Exercise details:
Render the material again word for word, skipping the pictures in it.

Supplied material:
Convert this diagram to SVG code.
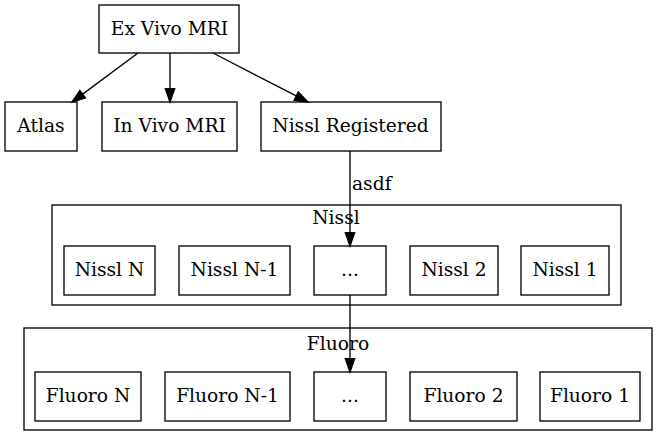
<svg xmlns="http://www.w3.org/2000/svg" width="668" height="447" viewBox="0 0 668 447">
<style>
rect{fill:#fff;stroke:#000;stroke-width:1.33}
text{font-family:"DejaVu Serif",serif;font-size:18.67px;fill:#000;text-anchor:middle}
.e{stroke:#000;stroke-width:1.33;fill:none}
.a{fill:#000;stroke:#000;stroke-width:1.33}
</style>
<rect x="0" y="0" width="668" height="447" style="stroke:none"/>
<g id="cluster_nissl"><rect x="52" y="205" width="569" height="100"/><text x="336" y="224">Nissl</text></g>
<g id="cluster_fluoro"><rect x="24" y="328" width="628" height="102"/><text x="338" y="350">Fluoro</text></g>
<g id="exvivo"><rect x="99" y="5" width="140" height="48"/><text x="169.5" y="34.5">Ex Vivo MRI</text></g>
<g id="atlas"><rect x="5" y="102" width="72" height="49"/><text x="41" y="132">Atlas</text></g>
<g id="invivo"><rect x="102" y="102" width="135" height="49"/><text x="169.5" y="132">In Vivo MRI</text></g>
<g id="nisslreg"><rect x="261" y="102" width="180" height="49"/><text x="350.5" y="132">Nissl Registered</text></g>
<g id="nisslN"><rect x="64" y="246" width="91" height="49"/><text x="109.5" y="276">Nissl N</text></g>
<g id="nisslN1"><rect x="179" y="246" width="111" height="49"/><text x="234.5" y="276">Nissl N-1</text></g>
<g id="nisslDots"><rect x="314" y="246" width="72" height="49"/><text x="350" y="276">...</text></g>
<g id="nissl2"><rect x="410" y="246" width="88" height="49"/><text x="454" y="276">Nissl 2</text></g>
<g id="nissl1"><rect x="521" y="246" width="88" height="49"/><text x="565" y="276">Nissl 1</text></g>
<g id="fluoroN"><rect x="35" y="372" width="106" height="49"/><text x="88" y="402">Fluoro N</text></g>
<g id="fluoroN1"><rect x="165" y="372" width="125" height="49"/><text x="227.5" y="402">Fluoro N-1</text></g>
<g id="fluoroDots"><rect x="314" y="372" width="72" height="49"/><text x="350" y="402">...</text></g>
<g id="fluoro2"><rect x="410" y="372" width="107" height="49"/><text x="463.5" y="402">Fluoro 2</text></g>
<g id="fluoro1"><rect x="540" y="372" width="100" height="49"/><text x="590" y="402">Fluoro 1</text></g>
<g id="edges">
<path class="e" d="M138,53 L82.7,94.1"/><polygon class="a" points="72,102 85.5,97.9 79.9,90.4"/>
<path class="e" d="M170,53 L170,88.7"/><polygon class="a" points="170,102 165.3,88.7 174.7,88.7"/>
<path class="e" d="M213,53 L296.2,95.9"/><polygon class="a" points="308,102 294.1,100.1 298.3,91.8"/>
<path class="e" d="M350,151 L350,232.7"/><polygon class="a" points="350,246 345.3,232.7 354.7,232.7"/>
<text x="352" y="190" style="text-anchor:start">asdf</text>
<path class="e" d="M350,295 L350,358.7"/><polygon class="a" points="350,372 345.3,358.7 354.7,358.7"/>
</g>
</svg>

Solution for this exercise:
Convert this diagram to SVG code.
<svg xmlns="http://www.w3.org/2000/svg" width="668" height="447" viewBox="0 0 668 447">
<style>
rect{fill:#fff;stroke:#000;stroke-width:1.33}
text{font-family:"DejaVu Serif",serif;font-size:18.67px;fill:#000;text-anchor:middle}
.e{stroke:#000;stroke-width:1.33;fill:none}
.a{fill:#000;stroke:#000;stroke-width:1.33}
</style>
<rect x="0" y="0" width="668" height="447" style="stroke:none"/>
<g id="cluster_nissl"><rect x="52" y="205" width="569" height="100"/><text x="336" y="224">Nissl</text></g>
<g id="cluster_fluoro"><rect x="24" y="328" width="628" height="102"/><text x="338" y="350">Fluoro</text></g>
<g id="exvivo"><rect x="99" y="5" width="140" height="48"/><text x="169.5" y="34.5">Ex Vivo MRI</text></g>
<g id="atlas"><rect x="5" y="102" width="72" height="49"/><text x="41" y="132">Atlas</text></g>
<g id="invivo"><rect x="102" y="102" width="135" height="49"/><text x="169.5" y="132">In Vivo MRI</text></g>
<g id="nisslreg"><rect x="261" y="102" width="180" height="49"/><text x="350.5" y="132">Nissl Registered</text></g>
<g id="nisslN"><rect x="64" y="246" width="91" height="49"/><text x="109.5" y="276">Nissl N</text></g>
<g id="nisslN1"><rect x="179" y="246" width="111" height="49"/><text x="234.5" y="276">Nissl N-1</text></g>
<g id="nisslDots"><rect x="314" y="246" width="72" height="49"/><text x="350" y="276">...</text></g>
<g id="nissl2"><rect x="410" y="246" width="88" height="49"/><text x="454" y="276">Nissl 2</text></g>
<g id="nissl1"><rect x="521" y="246" width="88" height="49"/><text x="565" y="276">Nissl 1</text></g>
<g id="fluoroN"><rect x="35" y="372" width="106" height="49"/><text x="88" y="402">Fluoro N</text></g>
<g id="fluoroN1"><rect x="165" y="372" width="125" height="49"/><text x="227.5" y="402">Fluoro N-1</text></g>
<g id="fluoroDots"><rect x="314" y="372" width="72" height="49"/><text x="350" y="402">...</text></g>
<g id="fluoro2"><rect x="410" y="372" width="107" height="49"/><text x="463.5" y="402">Fluoro 2</text></g>
<g id="fluoro1"><rect x="540" y="372" width="100" height="49"/><text x="590" y="402">Fluoro 1</text></g>
<g id="edges">
<path class="e" d="M138,53 L82.7,94.1"/><polygon class="a" points="72,102 85.5,97.9 79.9,90.4"/>
<path class="e" d="M170,53 L170,88.7"/><polygon class="a" points="170,102 165.3,88.7 174.7,88.7"/>
<path class="e" d="M213,53 L296.2,95.9"/><polygon class="a" points="308,102 294.1,100.1 298.3,91.8"/>
<path class="e" d="M350,151 L350,232.7"/><polygon class="a" points="350,246 345.3,232.7 354.7,232.7"/>
<text x="352" y="190" style="text-anchor:start">asdf</text>
<path class="e" d="M350,295 L350,358.7"/><polygon class="a" points="350,372 345.3,358.7 354.7,358.7"/>
</g>
</svg>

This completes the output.